Finding balance in a busy week
In this blog we caught up with National Co-production Advisory Group member Jennifer Pearl while she balanced a particularly busy week. An ordinary week for Jennifer can be fairly hectic at the best of times, having to juggle hospital appointments, visits from the District Nurse and other health related stuff, around work meetings and conferences. The week we caught up with her, she was attending several high-profile functions, highlighting the importance of having people with direct experience of drawing on care and support at such events…
“My day starts at 6.30am”, says Jennifer. “I have breakfast and then start my lengthy morning routine of personal care, physio stretches, standing frame, and passive active bike.
“It took me a long time to have the right support and come to terms with having my non-traumatic spinal injury. Now if my equipment all works and my wheelchair is in good working order, I can get on with life.
“This week was very interesting and varied. Starting with my work with the National Co-production Advisory Group, where I am working with Martin Walker, TLAP’s policy advisor for self-directed support, on a project with Greenwich council looking at how local people experience self-directed support and exploring how it can be improved.
“Then on Wednesday I was invited to attend an event that the Spinal Injuries Association (opens new window) was hosting to introduce the Frank Williams Academy (opens new window). The Academy aims to help educate and train those affected by spinal cord injuries and health care professionals to ensure safe, appropriate care is provided. Through research and development, the Academy also intends to champion best practice, raise national standards and build an evidence base to influence long-term transformational change.
“HRH The Princess Royal, the Patron of the Spinal Injuries Association, was the guest of honour at the event. She spoke very well and remembered fondly her very good friend Baroness Masham of Ilton (founder of the Spinal Injuries Association) with whom she shared a love of horses. I was thrilled to be able to speak to her and explain how the Spinal Injuries Association had supported me to write my own support plan, as well as an Emergency Health Care Plan. Without their support and that of many others I would not be where I am now.
“I was also thrilled to receive an invitation from The King’s Fund (opens new window) to attend a panel discussion to hear Wes Streeting set out Labour’s plans to reform primary care. The media including The Mirror, The Sun, The Guardian, The Independent, The BBC, and LBC were all present. At the end of the session, as I was not able to ask my question to the panel, I approached Wes Streeting - Shadow Secretary for Health and Social Care - and asked him if he was going to ensure that my care team received fair remuneration. And he said that this was his number one priority and recognised both the needs and the skills of care workers and the vital nature of their work and added that he recognised the importance of creating good career opportunities.

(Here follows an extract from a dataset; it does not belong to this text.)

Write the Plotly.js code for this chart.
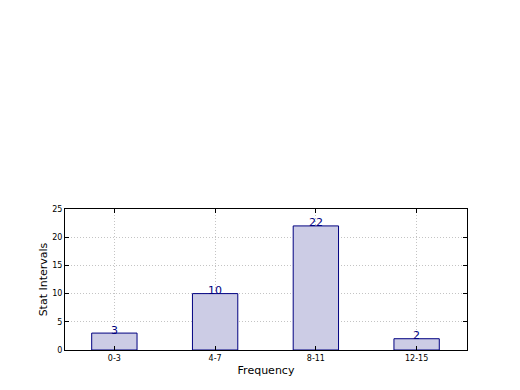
<!DOCTYPE html>
<html><head><meta charset="utf-8">
<script src="https://cdn.plot.ly/plotly-3.0.1.min.js"></script>
<style>body{margin:0;background:#fff}#c{width:520px;height:390px}</style>
</head><body><div id="c"></div>
<script>
const categories = ["0-3", "4-7", "8-11", "12-15"];
const values = [3, 10, 22, 2];
const yTicks = [0, 5, 10, 15, 20, 25];

const trace = {
  type: "bar",
  x: categories.map((_, i) => i),
  y: values,
  width: 0.45,
  marker: {color: "rgb(204,204,229)", line: {color: "#000080", width: 1}},
  hoverinfo: "none"
};
const annotations = values.map((v, i) => ({
  x: i, y: v, xref: "x", yref: "y",
  text: String(v), showarrow: false,
  yanchor: "middle", yshift: 3,
  font: {family: "DejaVu Sans", size: 11, color: "#000080"}
}));
const layout = {
  width: 520, height: 390,
  margin: {l: 65, r: 53, t: 209, b: 40},
  paper_bgcolor: "#fff", plot_bgcolor: "#fff",
  showlegend: false,
  bargap: 0,
  annotations: annotations,
  font: {family: "DejaVu Sans", color: "#000"},
  xaxis: {
    range: [-0.49, 3.5],
    tickvals: categories.map((_, i) => i), ticktext: categories,
    tickfont: {size: 8}, ticks: "inside", ticklen: 4, tickcolor: "#000",
    showline: true, linecolor: "#000", linewidth: 1, mirror: "ticks",
    showgrid: true, gridcolor: "#c4c4c4", griddash: "1px,2px", gridwidth: 1,
    zeroline: false,
    title: {text: "Frequency", font: {size: 11}, standoff: 4}
  },
  yaxis: {
    range: [0, 25],
    tickvals: yTicks,
    tickfont: {size: 8}, ticks: "inside", ticklen: 4, tickcolor: "#000",
    showline: true, linecolor: "#000", linewidth: 1, mirror: "ticks",
    showgrid: true, gridcolor: "#c4c4c4", griddash: "1px,2px", gridwidth: 1,
    zeroline: false,
    title: {text: "Stat Intervals", font: {size: 11}, standoff: 2}
  }
};
Plotly.newPlot("c", [trace], layout, {staticPlot: true});
</script></body></html>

“I thought I would be cheeky and ask if he would attend the All-Party Parliamentary Group on Spinal Injuries, and he said he would.
“So, a very busy week. And again that night, I was supported by my care worker to go to bed. I am very thankful to them. They are all friendly, kind, caring and dedicated to their work. They need to work long hours and many work 6 days a week to earn a decent wage. Without them and my husband’s assistance, I would not be able to do what I do.”